Frank Joseph Gerard Dorsey (April 26, 1891 – July 13, 1949) was an American businessman, educator, soldier, and Democratic politician who served as a member of the United States House of Representatives from Pennsylvania from 1935 to 1939. He was born in Philadelphia, Pennsylvania, on April 26, 1891, and spent his early years in that city. He attended local grade and high schools in Philadelphia, laying the foundation for a career that would span academia, military service, industry, and public office.
Dorsey pursued higher education at the University of Pennsylvania in Philadelphia, from which he was graduated in 1917. Even before completing his degree, he served on the faculty of the University of Pennsylvania in 1916 and 1917, reflecting an early engagement with teaching and academic life. His time at the university coincided with the period in which the United States entered World War I, a development that would soon redirect his career from the classroom to military service.
In July 1917, following the United States’ entry into World War I, Dorsey enlisted as a private in the Ordnance Department of the United States Army. He served through the duration of the conflict and was honorably discharged as a lieutenant on April 18, 1919. After leaving the Army, he returned to civilian life in Philadelphia and in 1919 engaged in the manufacture of steel tools, entering the industrial sector at a time of postwar economic adjustment. He also became involved in banking, broadening his experience in business and finance and establishing himself in the city’s commercial community.
Dorsey’s business and civic activities preceded his entry into national politics. A member of the Democratic Party, he was elected to the United States House of Representatives as a Democrat from Pennsylvania to the Seventy-fourth Congress and was reelected to the Seventy-fifth Congress, serving from January 3, 1935, to January 3, 1939. His two terms in Congress coincided with a significant period in American history, during the administration of President Franklin D. Roosevelt and the implementation of New Deal policies in response to the Great Depression. As a member of the House of Representatives, Dorsey participated in the legislative process, represented the interests of his Pennsylvania constituents, and contributed to the broader national debates of the era.

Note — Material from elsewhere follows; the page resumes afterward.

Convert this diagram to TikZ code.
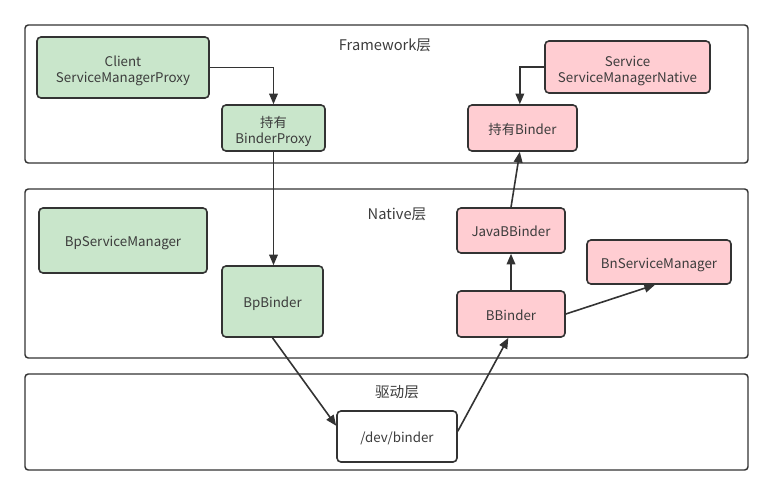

After serving two terms, Dorsey was an unsuccessful candidate for reelection in 1938 to the Seventy-sixth Congress. That same year, he was appointed a member of the United States Sesquicentennial Constitution Commission in 1938, a body established in connection with the 150th anniversary of the United States Constitution. His participation in the commission reflected his continuing engagement with national civic and constitutional issues even after his congressional service had ended.
Following his departure from Congress, Dorsey continued his public service at the federal level. He became director of Region III of the Wage and Hours and Public Contracts Division in the United States Department of Labor in 1939. In that capacity, which he held from 1939 until his death, he was involved in the administration and enforcement of federal labor standards, including wage and hour regulations and public contracts provisions that had emerged from New Deal–era legislation. His work in the Department of Labor extended his influence beyond Pennsylvania to a broader regional and national context.
Frank Joseph Gerard Dorsey died in Philadelphia, Pennsylvania, on July 13, 1949, while still serving as a regional director in the Department of Labor. He was interred in St. Dominic’s Cemetery. His career encompassed education, military service in World War I, industrial and banking enterprises, two terms in the United States House of Representatives, and a decade of administrative service in the federal government, marking him as a figure whose life reflected many of the central currents of American public life in the first half of the twentieth century.